— BEGIN Data for the task —
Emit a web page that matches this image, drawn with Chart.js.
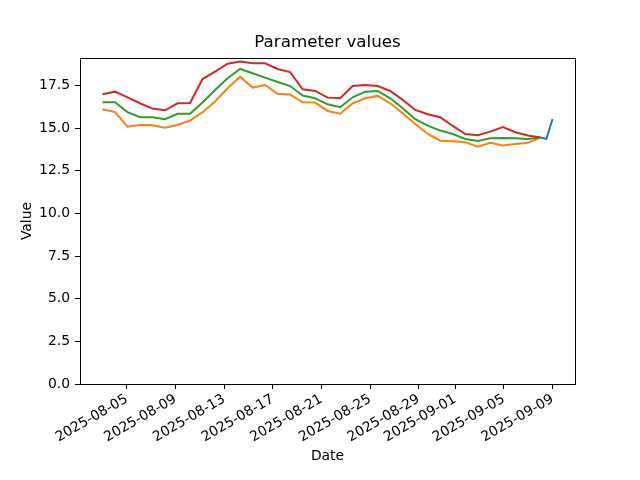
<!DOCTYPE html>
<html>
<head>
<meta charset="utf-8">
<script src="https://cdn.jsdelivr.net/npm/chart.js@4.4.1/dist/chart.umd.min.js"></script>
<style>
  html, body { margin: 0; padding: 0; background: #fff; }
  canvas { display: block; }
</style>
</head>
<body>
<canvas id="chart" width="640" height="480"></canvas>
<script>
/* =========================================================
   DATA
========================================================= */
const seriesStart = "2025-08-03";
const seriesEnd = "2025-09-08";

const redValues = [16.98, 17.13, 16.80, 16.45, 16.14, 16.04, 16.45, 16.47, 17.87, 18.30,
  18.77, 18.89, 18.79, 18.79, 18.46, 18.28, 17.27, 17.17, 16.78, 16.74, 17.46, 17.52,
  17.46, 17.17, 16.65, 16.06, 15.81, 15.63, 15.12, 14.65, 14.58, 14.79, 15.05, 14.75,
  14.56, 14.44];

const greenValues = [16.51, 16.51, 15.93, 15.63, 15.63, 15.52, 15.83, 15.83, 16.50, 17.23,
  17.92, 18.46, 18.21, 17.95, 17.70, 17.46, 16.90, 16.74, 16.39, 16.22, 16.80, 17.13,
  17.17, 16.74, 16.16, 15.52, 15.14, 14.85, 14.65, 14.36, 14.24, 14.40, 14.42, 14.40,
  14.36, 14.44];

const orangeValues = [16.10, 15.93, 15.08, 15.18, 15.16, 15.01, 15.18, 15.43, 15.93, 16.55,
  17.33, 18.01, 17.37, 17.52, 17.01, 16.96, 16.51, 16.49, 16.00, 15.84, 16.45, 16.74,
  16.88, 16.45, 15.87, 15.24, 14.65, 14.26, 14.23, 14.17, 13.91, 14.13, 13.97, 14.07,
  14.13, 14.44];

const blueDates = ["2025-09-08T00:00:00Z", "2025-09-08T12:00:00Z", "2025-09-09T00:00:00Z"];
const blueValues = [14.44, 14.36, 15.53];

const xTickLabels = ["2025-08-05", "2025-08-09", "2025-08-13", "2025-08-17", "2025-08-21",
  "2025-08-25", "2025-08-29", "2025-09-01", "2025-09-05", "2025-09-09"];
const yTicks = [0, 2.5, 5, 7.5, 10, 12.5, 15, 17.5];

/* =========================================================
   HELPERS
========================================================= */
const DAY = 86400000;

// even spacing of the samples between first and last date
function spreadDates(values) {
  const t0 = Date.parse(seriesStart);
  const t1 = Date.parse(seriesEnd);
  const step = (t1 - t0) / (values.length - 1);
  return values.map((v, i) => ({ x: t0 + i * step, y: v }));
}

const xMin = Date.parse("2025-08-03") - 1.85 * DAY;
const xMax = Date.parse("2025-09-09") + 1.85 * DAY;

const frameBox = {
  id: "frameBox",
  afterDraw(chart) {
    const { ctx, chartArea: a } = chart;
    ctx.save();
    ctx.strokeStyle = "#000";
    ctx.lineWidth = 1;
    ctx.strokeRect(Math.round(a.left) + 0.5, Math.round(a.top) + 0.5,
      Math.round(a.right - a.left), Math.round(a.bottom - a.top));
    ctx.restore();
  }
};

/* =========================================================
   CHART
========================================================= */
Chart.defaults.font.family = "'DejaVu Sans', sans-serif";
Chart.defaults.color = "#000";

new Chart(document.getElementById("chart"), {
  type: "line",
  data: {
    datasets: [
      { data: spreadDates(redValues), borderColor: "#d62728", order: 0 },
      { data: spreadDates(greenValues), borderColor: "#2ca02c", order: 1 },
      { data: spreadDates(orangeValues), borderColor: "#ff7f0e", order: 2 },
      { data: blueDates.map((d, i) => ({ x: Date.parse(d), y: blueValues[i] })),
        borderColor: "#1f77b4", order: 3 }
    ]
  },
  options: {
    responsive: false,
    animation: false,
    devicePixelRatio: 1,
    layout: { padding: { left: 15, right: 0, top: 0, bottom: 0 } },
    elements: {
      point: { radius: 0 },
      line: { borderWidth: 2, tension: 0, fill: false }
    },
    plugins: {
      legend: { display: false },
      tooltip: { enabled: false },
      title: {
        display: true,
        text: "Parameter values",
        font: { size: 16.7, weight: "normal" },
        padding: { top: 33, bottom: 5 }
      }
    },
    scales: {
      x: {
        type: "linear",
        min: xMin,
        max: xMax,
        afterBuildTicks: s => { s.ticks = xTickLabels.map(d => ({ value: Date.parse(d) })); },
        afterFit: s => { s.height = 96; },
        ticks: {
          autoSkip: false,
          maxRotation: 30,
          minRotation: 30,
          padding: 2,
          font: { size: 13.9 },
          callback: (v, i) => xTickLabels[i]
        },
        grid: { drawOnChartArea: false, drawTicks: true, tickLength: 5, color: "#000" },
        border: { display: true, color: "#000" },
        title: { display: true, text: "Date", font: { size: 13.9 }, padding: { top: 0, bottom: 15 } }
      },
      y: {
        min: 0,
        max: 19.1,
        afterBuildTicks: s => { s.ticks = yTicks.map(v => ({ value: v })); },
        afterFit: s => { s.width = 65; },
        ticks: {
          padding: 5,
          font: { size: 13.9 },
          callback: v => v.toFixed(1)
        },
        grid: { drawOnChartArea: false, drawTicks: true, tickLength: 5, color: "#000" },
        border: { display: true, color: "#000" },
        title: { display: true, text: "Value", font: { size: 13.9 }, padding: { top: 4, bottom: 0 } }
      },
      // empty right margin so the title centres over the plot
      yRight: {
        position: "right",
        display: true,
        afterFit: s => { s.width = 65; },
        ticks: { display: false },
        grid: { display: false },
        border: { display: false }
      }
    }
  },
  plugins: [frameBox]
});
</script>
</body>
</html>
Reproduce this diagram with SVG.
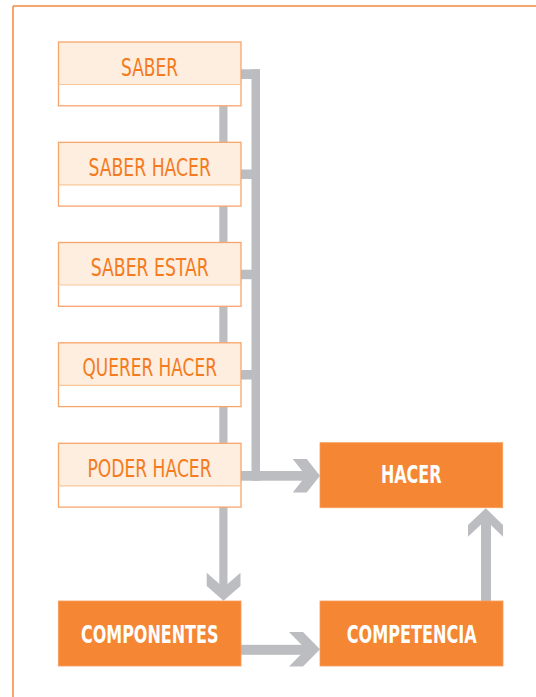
— END Data for the task —
### To be done
Copy exactly the lines from the first line of the records above through the line with "14.36, 14.44];", both included, and nothing else. Pictures stay out.

### Exercise result
Emit a web page that matches this image, drawn with Chart.js.
<!DOCTYPE html>
<html>
<head>
<meta charset="utf-8">
<script src="https://cdn.jsdelivr.net/npm/chart.js@4.4.1/dist/chart.umd.min.js"></script>
<style>
  html, body { margin: 0; padding: 0; background: #fff; }
  canvas { display: block; }
</style>
</head>
<body>
<canvas id="chart" width="640" height="480"></canvas>
<script>
/* =========================================================
   DATA
========================================================= */
const seriesStart = "2025-08-03";
const seriesEnd = "2025-09-08";

const redValues = [16.98, 17.13, 16.80, 16.45, 16.14, 16.04, 16.45, 16.47, 17.87, 18.30,
  18.77, 18.89, 18.79, 18.79, 18.46, 18.28, 17.27, 17.17, 16.78, 16.74, 17.46, 17.52,
  17.46, 17.17, 16.65, 16.06, 15.81, 15.63, 15.12, 14.65, 14.58, 14.79, 15.05, 14.75,
  14.56, 14.44];

const greenValues = [16.51, 16.51, 15.93, 15.63, 15.63, 15.52, 15.83, 15.83, 16.50, 17.23,
  17.92, 18.46, 18.21, 17.95, 17.70, 17.46, 16.90, 16.74, 16.39, 16.22, 16.80, 17.13,
  17.17, 16.74, 16.16, 15.52, 15.14, 14.85, 14.65, 14.36, 14.24, 14.40, 14.42, 14.40,
  14.36, 14.44];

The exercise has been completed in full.